In the world of sets, we have that set s1 is a subset of s2 iff every element of s1 is contained in s2.

s1 `subset` s2 = all (\x -> x `member` s2) s1

We express talk about the partial order relationship in a boolean algebra in terms of the Haskell class Ord:

instance Ord a => Ord (Set a) where
  s1 <= s2 = s1 `subset` s2

instance Ord Bool where
  a <= b = if a then b

Since sets and functions are booleanly equivalent, we can define an ordering over functions by translating them into sets and using the subset ordering.

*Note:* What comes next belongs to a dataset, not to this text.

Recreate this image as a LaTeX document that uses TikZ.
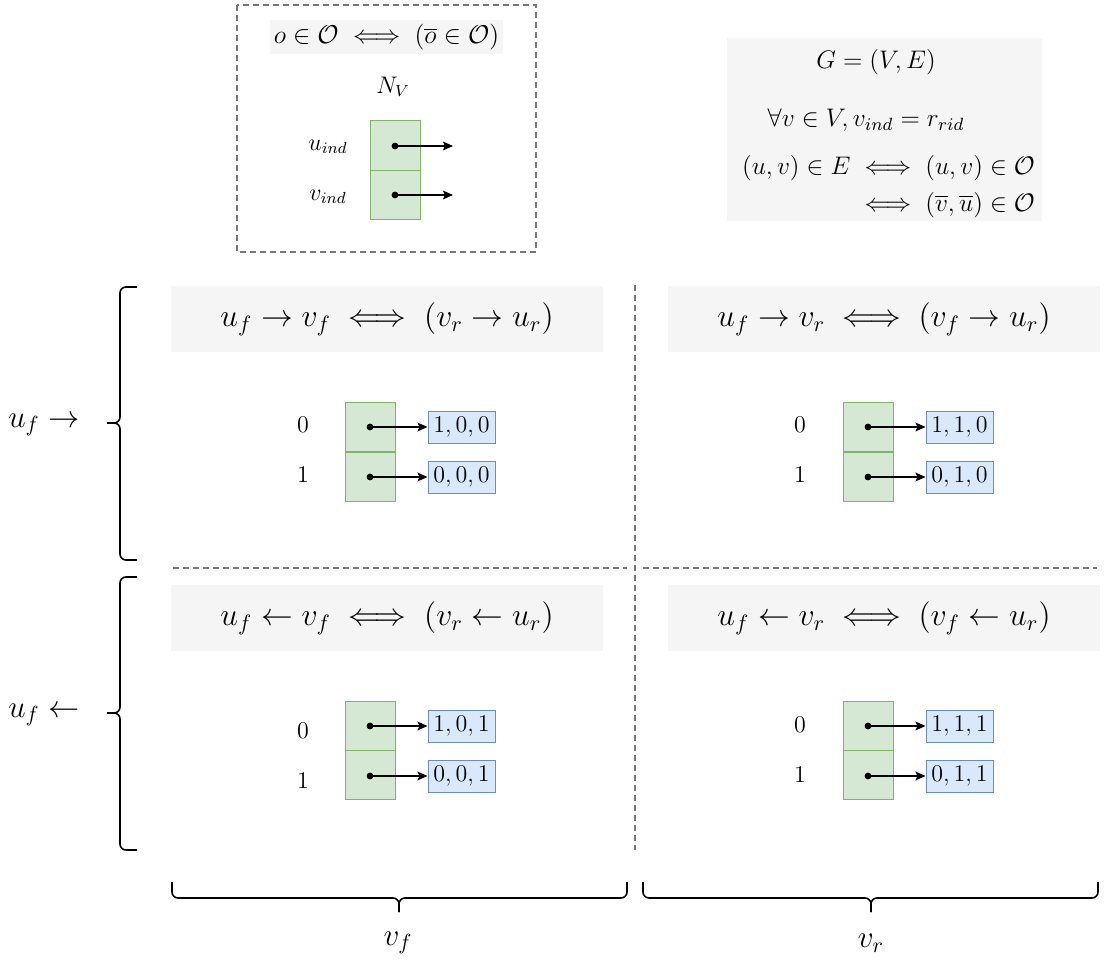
\RequirePackage{fix-cm}
\documentclass[tikz,border=0pt]{standalone}
\usepackage{amsmath}
\usetikzlibrary{arrows.meta}
\definecolor{graybg}{HTML}{F5F5F5}
\definecolor{greenfill}{HTML}{D5E8D4}
\definecolor{greendraw}{HTML}{82B366}
\definecolor{bluefill}{HTML}{DAE8FC}
\definecolor{bluedraw}{HTML}{6C8EBF}
\definecolor{dashgray}{HTML}{777777}
\begin{document}
\begin{tikzpicture}[x=0.5pt,y=-0.5pt,
  titlebox/.style={fill=graybg, inner sep=0pt, minimum width=216pt, minimum height=33pt, font=\fontsize{15.85}{19}\selectfont},
  smalltext/.style={inner sep=0pt, font=\fontsize{12}{14.4}\selectfont},
  rtext/.style={inner sep=0pt, font=\fontsize{12.7}{15.5}\selectfont},
  digit/.style={inner sep=0pt, font=\fontsize{12}{14.4}\selectfont},
  bigtext/.style={inner sep=0pt, font=\fontsize{15.6}{18.7}\selectfont},
  cell/.style={draw=greendraw, fill=greenfill, line width=0.5pt, minimum width=25pt, minimum height=24.5pt, inner sep=0pt},
  valbox/.style={draw=bluedraw, fill=bluefill, line width=0.5pt, minimum width=33.5pt, minimum height=16pt, inner sep=0pt, font=\fontsize{12}{14.4}\selectfont},
  ptr/.style={line width=0.75pt, -{Stealth[length=5pt,width=4.4pt,inset=1pt]}},
  dot/.style={circle, fill=black, inner sep=0pt, minimum size=3.4pt},
  sep/.style={draw=dashgray, line width=0.6pt, dash pattern=on 3pt off 2pt},
  bracestyle/.style={line width=0.8pt, rounded corners=3pt}
]
\useasboundingbox (0,0) rectangle (1108,963);

% ---------- top-left dashed box ----------
\draw[sep] (237,5) rectangle (536,252);
\node[fill=graybg, minimum width=116.5pt, minimum height=17pt, inner sep=0pt, font=\fontsize{12.9}{15.5}\selectfont] (obar) at (386.5,37) {$o \in \mathcal{O} \iff (\overline{o} \in \mathcal{O})$};
\node[smalltext] (NV) at (393,87) {$N_V$};
\node[cell] (nc1) at (395,145.5) {};
\node[cell] (nc2) at (395,194.5) {};
\node[smalltext] (uind) at (328,147) {$u_{ind}$};
\node[smalltext] (vind) at (328,197) {$v_{ind}$};
\node[dot] (nd1) at (395,146) {};
\node[dot] (nd2) at (395,195) {};
\coordinate (ne1) at (453,146);
\coordinate (ne2) at (453,195);
\draw[ptr] (nd1.center) -- (ne1);
\draw[ptr] (nd2.center) -- (ne2);

% ---------- top-right gray box ----------
\node[fill=graybg, minimum width=157.5pt, minimum height=91.5pt, inner sep=0pt] (gbox) at (884.5,129.5) {};
\node[rtext] (G) at (876,62) {$G = (V, E)$};
\node[rtext] (forall) at (866,120) {$\forall v \in V, v_{ind} = r_{rid}$};
\node[rtext] (equiv) at (888.5,186.5) {$\begin{aligned}(u,v) \in E &\iff (u,v) \in \mathcal{O}\\ &\iff (\overline{v},\overline{u}) \in \mathcal{O}\end{aligned}$};

% ---------- separators ----------
\draw[sep] (635,285) -- (635,850);
\draw[sep] (173,568) -- (627,568);
\draw[sep] (643,568) -- (1097,568);

% ---------- quadrant titles ----------
\node[titlebox] (t1) at (387,319) {$u_f \to v_f \iff (v_r \to u_r)$};
\node[titlebox] (t2) at (884,319) {$u_f \to v_r \iff (v_f \to u_r)$};
\node[titlebox] (t3) at (387,618) {$u_f \leftarrow v_f \iff (v_r \leftarrow u_r)$};
\node[titlebox] (t4) at (884,618) {$u_f \leftarrow v_r \iff (v_f \leftarrow u_r)$};

% ---------- quadrant arrays ----------
% top-left
\node[cell] (a1) at (370,427) {};
\node[cell] (a2) at (370,476.5) {};
\node[digit] (la1) at (303,425) {$0$};
\node[digit] (la2) at (303,475) {$1$};
\node[valbox] (va1) at (461.5,427) {$1,0,0$};
\node[valbox] (va2) at (461.5,477) {$0,0,0$};
\node[dot] (da1) at (370,427) {};
\node[dot] (da2) at (370,477) {};
\draw[ptr] (da1.center) -- (va1.west);
\draw[ptr] (da2.center) -- (va2.west);
% top-right
\node[cell] (b1) at (868,427) {};
\node[cell] (b2) at (868,476.5) {};
\node[digit] (lb1) at (800,425) {$0$};
\node[digit] (lb2) at (800,475) {$1$};
\node[valbox] (vb1) at (959.5,427) {$1,1,0$};
\node[valbox] (vb2) at (959.5,477) {$0,1,0$};
\node[dot] (db1) at (868,427) {};
\node[dot] (db2) at (868,477) {};
\draw[ptr] (db1.center) -- (vb1.west);
\draw[ptr] (db2.center) -- (vb2.west);
% bottom-left
\node[cell] (c1) at (370,725.5) {};
\node[cell] (c2) at (370,775) {};
\node[digit] (lc1) at (303,731) {$0$};
\node[digit] (lc2) at (303,781) {$1$};
\node[valbox] (vc1) at (461.5,726) {$1,0,1$};
\node[valbox] (vc2) at (461.5,776) {$0,0,1$};
\node[dot] (dc1) at (370,726) {};
\node[dot] (dc2) at (370,776) {};
\draw[ptr] (dc1.center) -- (vc1.west);
\draw[ptr] (dc2.center) -- (vc2.west);
% bottom-right
\node[cell] (e1) at (868,725.5) {};
\node[cell] (e2) at (868,775) {};
\node[digit] (le1) at (800,725) {$0$};
\node[digit] (le2) at (800,775) {$1$};
\node[valbox] (ve1) at (959.5,726) {$1,1,1$};
\node[valbox] (ve2) at (959.5,776) {$0,1,1$};
\node[dot] (de1) at (868,726) {};
\node[dot] (de2) at (868,776) {};
\draw[ptr] (de1.center) -- (ve1.west);
\draw[ptr] (de2.center) -- (ve2.west);

% ---------- braces ----------
% left, upper (u_f ->)
\draw[bracestyle] (137,287) -- (120,287) -- (120,423) -- (107,423);
\draw[bracestyle] (137,560) -- (120,560) -- (120,423) -- (107,423);
% left, lower (u_f <-)
\draw[bracestyle] (137,577) -- (120,577) -- (120,713) -- (107,713);
\draw[bracestyle] (137,850) -- (120,850) -- (120,713) -- (107,713);
% bottom, v_f
\draw[bracestyle] (172,882) -- (172,898) -- (399,898) -- (399,912);
\draw[bracestyle] (627,882) -- (627,898) -- (399,898) -- (399,912);
% bottom, v_r
\draw[bracestyle] (643,882) -- (643,898) -- (871,898) -- (871,912);
\draw[bracestyle] (1098,882) -- (1098,898) -- (871,898) -- (871,912);

\node[bigtext] (lf) at (44,425) {$u_f \to$};
\node[bigtext] (lb) at (44,715) {$u_f \leftarrow$};
\node[bigtext] (lvf) at (398,943) {$v_f$};
\node[bigtext] (lvr) at (871,943) {$v_r$};
\end{tikzpicture}
\end{document}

f <= g = homFuncSet f `subset` homFuncSet g

We can unfold definitions to get a direct characterization of the ordering over functions without the detour into the world of sets.

f <= g
  -- by the definition of '<=' over functions
  == homFuncSet f `subset` homFuncSet g
  -- by the definition of 'subset'
  == all (\y -> y `member` homFuncSet g) (homFuncSet f)
  -- by the definition of 'homFuncSet'
  == all (\y -> y `member` fromList [x | x <- top, g x]) (homFuncSet f)
  -- by the definition of membership
  == all (\y -> g y) (homFuncSet f)
  -- by the definition of 'homFuncSet'
  == all (\y -> g y) (fromList [x | x <- top, f x])
  -- everything which is P is Q just in case everything is (if P then Q)
  == all (\y -> if f y then g y) top

We observe that if b then c is the boolean order over truth values, and generalize the characterization of the boolean order over boolean-valued functions to function to an arbitrary boolean algebra:

instance (Enum a, Bounded a, Boolean b, Ord b) => Ord (a -> b) where
  f <= g = all (\x -> f x <= g x) (homFuncSet top)

In plain English, one boolean algebra valued function is less than or equal to another just in case for each input, their outputs are less than or equal to one another. This definition is pointwise, as a property of functions is defined in terms of the property holding of each of its outputs.